--- Start of Material for this exercise ---
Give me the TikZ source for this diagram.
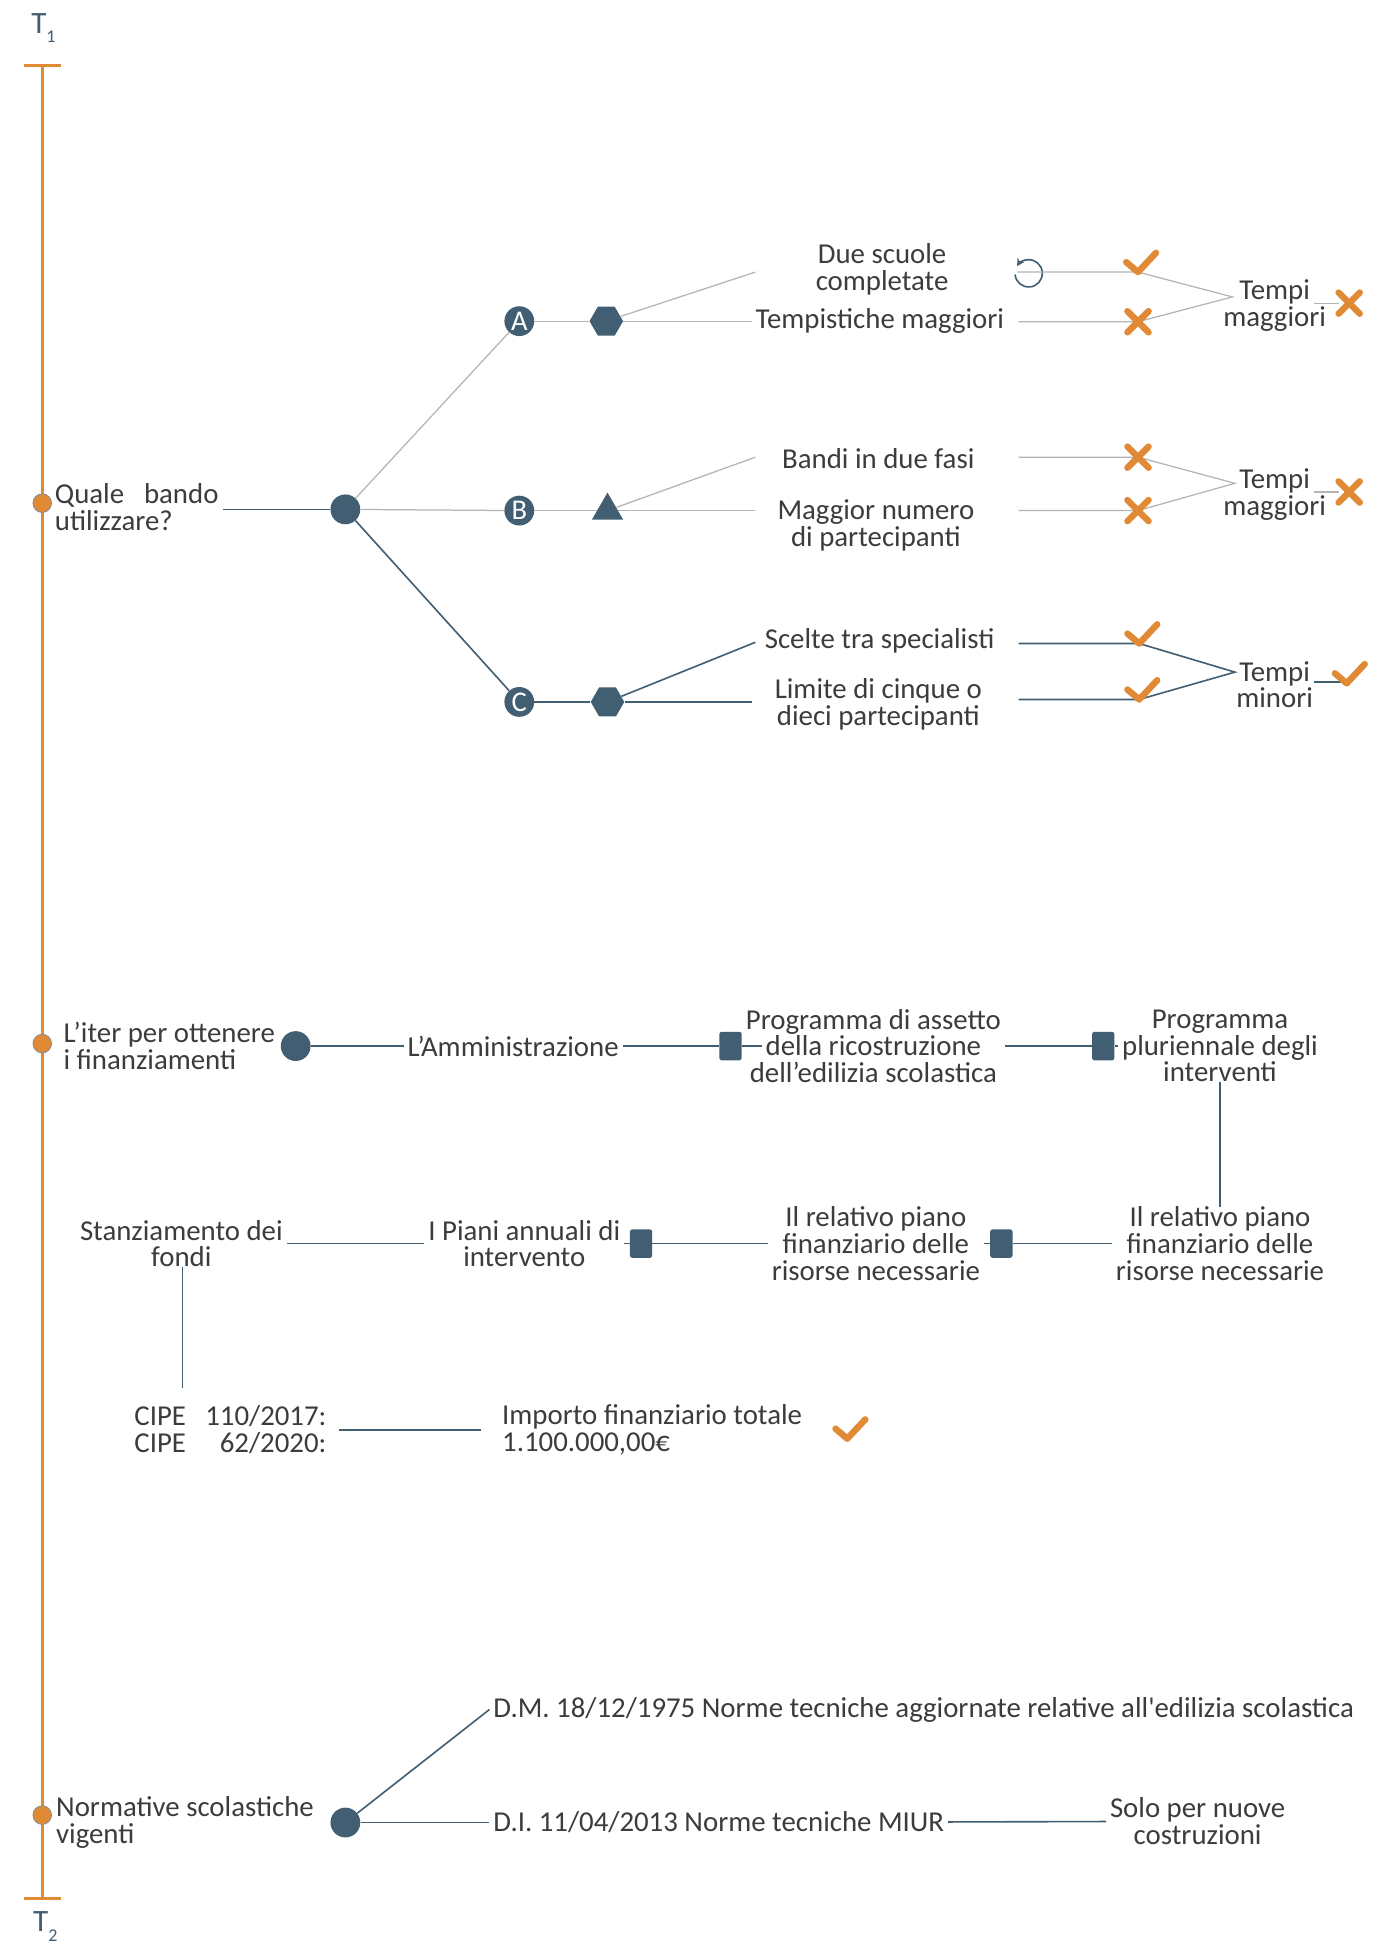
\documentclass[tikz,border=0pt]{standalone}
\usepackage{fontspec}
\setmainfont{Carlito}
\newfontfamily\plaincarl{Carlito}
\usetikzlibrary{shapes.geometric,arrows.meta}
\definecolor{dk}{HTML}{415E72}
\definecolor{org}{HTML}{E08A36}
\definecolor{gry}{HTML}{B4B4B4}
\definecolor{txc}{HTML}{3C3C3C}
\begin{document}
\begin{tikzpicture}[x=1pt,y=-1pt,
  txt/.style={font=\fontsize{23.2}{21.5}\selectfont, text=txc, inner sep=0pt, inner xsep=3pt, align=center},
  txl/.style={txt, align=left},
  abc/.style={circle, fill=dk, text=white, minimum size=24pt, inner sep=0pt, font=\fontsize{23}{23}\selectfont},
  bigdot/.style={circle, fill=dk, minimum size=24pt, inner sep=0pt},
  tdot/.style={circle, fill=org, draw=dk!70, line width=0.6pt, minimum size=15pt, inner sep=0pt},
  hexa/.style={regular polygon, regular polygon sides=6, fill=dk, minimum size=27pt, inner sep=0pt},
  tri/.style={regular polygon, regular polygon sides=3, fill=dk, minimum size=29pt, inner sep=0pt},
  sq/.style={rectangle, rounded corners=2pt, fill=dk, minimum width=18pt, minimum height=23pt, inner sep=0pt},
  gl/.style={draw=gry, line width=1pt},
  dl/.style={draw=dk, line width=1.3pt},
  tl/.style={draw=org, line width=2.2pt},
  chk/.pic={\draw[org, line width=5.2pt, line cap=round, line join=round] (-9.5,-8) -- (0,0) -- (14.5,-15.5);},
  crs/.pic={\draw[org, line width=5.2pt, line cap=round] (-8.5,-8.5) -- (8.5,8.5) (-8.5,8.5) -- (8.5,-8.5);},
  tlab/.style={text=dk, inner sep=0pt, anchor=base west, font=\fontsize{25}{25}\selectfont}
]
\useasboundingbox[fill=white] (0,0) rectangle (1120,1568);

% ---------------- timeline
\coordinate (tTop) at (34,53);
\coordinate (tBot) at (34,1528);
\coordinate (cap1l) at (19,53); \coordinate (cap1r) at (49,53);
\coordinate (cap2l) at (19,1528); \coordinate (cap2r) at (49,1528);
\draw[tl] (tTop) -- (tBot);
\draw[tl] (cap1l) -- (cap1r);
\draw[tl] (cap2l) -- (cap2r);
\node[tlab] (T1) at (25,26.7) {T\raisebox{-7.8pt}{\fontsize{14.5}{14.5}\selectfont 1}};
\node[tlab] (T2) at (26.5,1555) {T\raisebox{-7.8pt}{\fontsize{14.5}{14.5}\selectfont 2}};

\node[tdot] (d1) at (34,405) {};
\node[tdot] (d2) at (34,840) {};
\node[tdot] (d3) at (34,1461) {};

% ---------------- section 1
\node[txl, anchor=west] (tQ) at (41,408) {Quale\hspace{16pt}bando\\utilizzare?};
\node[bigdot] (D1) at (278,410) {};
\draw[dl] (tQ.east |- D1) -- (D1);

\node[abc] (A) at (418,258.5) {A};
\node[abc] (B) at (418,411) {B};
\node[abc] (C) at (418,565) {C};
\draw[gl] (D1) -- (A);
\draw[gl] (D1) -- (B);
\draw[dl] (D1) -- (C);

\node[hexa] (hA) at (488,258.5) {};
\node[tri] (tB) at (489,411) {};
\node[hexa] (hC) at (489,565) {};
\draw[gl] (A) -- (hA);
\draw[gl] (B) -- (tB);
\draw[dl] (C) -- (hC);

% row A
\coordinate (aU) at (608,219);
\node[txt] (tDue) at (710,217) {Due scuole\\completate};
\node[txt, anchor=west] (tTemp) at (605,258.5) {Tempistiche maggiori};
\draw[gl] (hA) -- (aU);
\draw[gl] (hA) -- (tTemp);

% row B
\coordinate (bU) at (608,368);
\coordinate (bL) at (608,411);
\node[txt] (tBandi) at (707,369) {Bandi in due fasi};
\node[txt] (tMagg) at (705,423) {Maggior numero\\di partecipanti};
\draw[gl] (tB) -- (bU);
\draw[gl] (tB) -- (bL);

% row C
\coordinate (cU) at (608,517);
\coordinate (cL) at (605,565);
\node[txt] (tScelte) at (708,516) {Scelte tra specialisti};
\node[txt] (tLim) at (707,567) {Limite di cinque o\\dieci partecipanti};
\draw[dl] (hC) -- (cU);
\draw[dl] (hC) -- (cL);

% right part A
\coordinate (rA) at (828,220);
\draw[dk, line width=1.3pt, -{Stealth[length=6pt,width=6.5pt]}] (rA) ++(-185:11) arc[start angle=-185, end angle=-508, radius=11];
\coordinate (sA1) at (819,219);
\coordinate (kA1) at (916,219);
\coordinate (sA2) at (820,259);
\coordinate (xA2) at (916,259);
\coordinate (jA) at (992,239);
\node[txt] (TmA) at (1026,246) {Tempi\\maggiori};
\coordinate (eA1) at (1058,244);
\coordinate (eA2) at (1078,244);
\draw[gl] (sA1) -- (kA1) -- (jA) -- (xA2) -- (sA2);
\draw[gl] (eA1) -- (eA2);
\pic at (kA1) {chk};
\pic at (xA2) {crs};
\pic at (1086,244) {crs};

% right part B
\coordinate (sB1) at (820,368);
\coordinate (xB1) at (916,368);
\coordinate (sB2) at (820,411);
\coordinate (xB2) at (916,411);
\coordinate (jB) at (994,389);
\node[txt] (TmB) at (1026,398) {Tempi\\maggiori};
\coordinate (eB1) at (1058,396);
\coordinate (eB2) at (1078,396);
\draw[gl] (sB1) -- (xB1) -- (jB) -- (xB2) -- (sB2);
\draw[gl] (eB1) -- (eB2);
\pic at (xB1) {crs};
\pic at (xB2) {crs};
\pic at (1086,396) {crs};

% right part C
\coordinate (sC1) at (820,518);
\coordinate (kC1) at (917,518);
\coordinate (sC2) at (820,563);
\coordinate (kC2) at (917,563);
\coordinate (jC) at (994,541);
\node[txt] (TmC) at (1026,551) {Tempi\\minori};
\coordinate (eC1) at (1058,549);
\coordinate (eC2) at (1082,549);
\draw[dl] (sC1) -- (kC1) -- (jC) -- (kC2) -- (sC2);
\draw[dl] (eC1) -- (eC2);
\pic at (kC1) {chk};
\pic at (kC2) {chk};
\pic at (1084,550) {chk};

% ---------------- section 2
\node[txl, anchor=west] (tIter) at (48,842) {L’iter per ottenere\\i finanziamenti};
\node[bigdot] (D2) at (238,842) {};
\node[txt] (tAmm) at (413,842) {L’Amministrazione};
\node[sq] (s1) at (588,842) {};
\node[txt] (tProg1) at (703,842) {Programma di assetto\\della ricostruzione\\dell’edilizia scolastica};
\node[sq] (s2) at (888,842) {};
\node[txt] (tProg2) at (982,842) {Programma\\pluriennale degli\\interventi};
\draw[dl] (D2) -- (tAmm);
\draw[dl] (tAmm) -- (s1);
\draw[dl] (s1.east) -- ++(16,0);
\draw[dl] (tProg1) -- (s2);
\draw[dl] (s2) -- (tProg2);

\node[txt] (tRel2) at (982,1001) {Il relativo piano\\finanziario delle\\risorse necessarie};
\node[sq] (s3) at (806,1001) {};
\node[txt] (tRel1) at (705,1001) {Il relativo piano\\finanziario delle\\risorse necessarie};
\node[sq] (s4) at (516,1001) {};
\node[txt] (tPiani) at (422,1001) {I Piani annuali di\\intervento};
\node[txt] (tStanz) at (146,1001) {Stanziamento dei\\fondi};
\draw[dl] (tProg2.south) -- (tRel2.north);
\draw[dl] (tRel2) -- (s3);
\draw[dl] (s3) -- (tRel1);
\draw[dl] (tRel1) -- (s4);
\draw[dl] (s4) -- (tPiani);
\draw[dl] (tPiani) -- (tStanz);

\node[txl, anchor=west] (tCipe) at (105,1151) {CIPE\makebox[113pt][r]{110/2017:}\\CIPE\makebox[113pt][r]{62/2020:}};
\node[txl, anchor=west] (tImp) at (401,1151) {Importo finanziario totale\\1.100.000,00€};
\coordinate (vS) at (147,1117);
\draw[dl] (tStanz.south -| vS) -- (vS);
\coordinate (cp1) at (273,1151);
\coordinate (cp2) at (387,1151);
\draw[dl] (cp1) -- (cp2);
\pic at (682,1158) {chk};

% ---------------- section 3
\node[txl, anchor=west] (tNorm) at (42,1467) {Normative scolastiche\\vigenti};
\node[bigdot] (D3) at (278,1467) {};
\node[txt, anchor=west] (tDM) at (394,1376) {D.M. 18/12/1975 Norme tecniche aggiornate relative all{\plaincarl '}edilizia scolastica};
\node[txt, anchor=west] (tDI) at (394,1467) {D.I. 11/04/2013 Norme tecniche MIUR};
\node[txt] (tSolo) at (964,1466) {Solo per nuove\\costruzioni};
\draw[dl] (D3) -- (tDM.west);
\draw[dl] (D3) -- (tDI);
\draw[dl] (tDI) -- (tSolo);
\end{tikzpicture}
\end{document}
--- End of Material for this exercise ---
--- Start of Material for this exercise ---
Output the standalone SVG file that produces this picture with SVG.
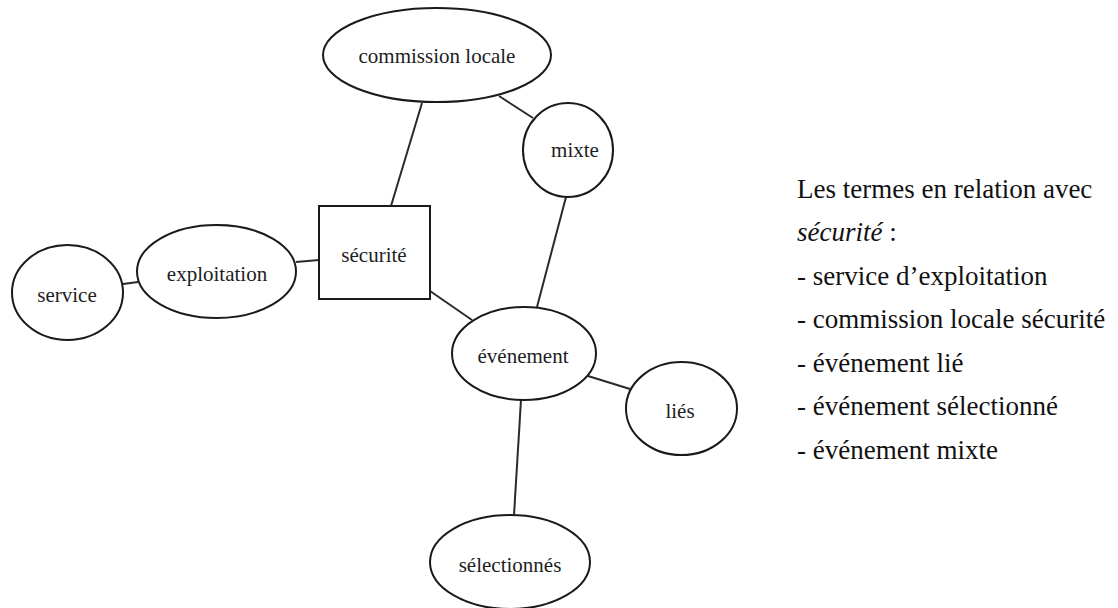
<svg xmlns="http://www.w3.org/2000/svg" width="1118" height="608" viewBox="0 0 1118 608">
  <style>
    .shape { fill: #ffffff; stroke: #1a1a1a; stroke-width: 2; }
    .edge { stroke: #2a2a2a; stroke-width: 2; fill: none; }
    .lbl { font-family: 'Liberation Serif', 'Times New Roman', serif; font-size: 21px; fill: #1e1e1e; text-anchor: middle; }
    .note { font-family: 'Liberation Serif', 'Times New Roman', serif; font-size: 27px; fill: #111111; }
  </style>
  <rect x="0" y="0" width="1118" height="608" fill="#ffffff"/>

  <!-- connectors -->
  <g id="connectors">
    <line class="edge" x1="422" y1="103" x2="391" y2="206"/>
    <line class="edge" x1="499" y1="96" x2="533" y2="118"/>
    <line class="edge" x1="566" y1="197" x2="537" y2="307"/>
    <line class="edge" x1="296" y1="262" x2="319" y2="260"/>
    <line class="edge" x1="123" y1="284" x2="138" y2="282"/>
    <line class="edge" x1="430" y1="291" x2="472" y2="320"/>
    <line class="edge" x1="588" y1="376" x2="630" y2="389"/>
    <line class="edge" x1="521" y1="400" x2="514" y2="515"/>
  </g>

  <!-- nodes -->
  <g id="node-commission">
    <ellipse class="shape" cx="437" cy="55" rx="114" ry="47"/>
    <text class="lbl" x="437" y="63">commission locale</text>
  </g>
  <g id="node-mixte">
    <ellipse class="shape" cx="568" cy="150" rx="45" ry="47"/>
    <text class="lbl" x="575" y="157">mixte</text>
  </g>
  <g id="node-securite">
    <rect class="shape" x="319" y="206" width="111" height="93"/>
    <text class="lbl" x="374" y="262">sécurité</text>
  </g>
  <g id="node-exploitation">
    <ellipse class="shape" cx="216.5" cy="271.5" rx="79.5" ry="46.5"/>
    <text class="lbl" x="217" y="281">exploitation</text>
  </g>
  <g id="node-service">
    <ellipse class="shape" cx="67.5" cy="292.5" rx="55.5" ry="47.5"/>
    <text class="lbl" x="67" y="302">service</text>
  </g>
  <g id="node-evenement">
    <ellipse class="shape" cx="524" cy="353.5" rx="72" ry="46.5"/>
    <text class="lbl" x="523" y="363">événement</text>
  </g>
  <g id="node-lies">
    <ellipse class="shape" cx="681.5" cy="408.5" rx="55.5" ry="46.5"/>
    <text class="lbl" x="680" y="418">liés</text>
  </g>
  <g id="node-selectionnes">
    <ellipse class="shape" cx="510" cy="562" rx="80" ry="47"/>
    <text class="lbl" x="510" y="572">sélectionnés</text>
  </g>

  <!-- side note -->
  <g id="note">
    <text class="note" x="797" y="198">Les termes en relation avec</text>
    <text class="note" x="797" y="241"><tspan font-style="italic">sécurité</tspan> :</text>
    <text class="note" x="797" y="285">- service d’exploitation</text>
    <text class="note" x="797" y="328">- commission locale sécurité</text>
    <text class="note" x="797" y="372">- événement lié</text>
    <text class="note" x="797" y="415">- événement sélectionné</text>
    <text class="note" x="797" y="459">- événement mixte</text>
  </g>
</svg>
--- End of Material for this exercise ---
--- Start of Material for this exercise ---
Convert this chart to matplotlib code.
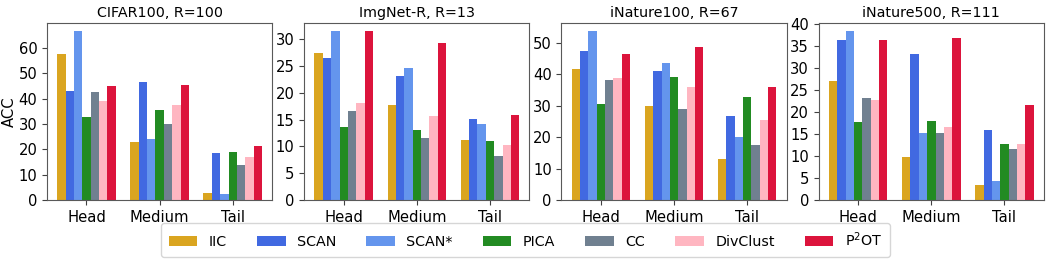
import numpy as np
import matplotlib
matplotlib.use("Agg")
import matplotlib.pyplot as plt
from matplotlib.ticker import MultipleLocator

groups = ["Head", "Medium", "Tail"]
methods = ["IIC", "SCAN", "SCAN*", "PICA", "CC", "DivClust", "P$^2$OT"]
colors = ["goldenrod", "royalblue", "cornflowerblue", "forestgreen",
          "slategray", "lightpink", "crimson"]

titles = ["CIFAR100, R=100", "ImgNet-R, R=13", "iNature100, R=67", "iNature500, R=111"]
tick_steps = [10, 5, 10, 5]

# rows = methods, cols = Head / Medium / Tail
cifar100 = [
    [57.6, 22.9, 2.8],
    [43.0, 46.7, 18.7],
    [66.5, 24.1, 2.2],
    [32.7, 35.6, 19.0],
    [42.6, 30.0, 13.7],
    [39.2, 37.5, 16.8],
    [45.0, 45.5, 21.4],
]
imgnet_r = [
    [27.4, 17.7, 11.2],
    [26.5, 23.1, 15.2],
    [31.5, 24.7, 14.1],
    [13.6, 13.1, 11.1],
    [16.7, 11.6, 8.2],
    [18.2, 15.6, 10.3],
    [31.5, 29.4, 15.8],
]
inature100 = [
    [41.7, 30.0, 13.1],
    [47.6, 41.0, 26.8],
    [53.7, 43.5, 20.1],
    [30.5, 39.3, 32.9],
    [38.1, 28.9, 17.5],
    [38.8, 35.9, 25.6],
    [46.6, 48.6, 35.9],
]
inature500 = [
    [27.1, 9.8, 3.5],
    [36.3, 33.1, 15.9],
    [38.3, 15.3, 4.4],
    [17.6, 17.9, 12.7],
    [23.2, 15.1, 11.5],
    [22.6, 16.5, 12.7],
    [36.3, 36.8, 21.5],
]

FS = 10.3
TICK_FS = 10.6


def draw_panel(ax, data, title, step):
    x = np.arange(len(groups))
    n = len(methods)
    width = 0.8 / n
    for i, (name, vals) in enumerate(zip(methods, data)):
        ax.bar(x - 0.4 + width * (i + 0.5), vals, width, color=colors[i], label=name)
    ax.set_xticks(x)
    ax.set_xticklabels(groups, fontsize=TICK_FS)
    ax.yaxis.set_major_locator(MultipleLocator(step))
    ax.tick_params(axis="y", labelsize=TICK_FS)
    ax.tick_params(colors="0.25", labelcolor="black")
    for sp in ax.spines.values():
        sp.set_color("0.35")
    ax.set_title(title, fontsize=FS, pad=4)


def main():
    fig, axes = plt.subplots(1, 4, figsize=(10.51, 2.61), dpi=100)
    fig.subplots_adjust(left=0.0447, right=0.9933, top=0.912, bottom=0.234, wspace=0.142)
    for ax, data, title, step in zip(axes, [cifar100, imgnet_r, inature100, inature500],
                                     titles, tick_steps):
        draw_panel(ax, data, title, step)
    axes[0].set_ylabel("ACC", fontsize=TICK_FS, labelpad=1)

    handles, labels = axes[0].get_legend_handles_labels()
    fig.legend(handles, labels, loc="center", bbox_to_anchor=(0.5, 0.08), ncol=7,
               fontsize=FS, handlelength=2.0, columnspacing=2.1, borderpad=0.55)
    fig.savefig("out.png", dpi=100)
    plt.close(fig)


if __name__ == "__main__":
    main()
--- End of Material for this exercise ---
* [Task goal]: Your task is to quote, unchanged, only the lines from the line bearing "Convert this chart to matplotlib code." through the line bearing "from matplotlib.ticker import MultipleLocator"; the pictures are not part of the copy.

* [Output for this exercise]:
Convert this chart to matplotlib code.
import numpy as np
import matplotlib
matplotlib.use("Agg")
import matplotlib.pyplot as plt
from matplotlib.ticker import MultipleLocator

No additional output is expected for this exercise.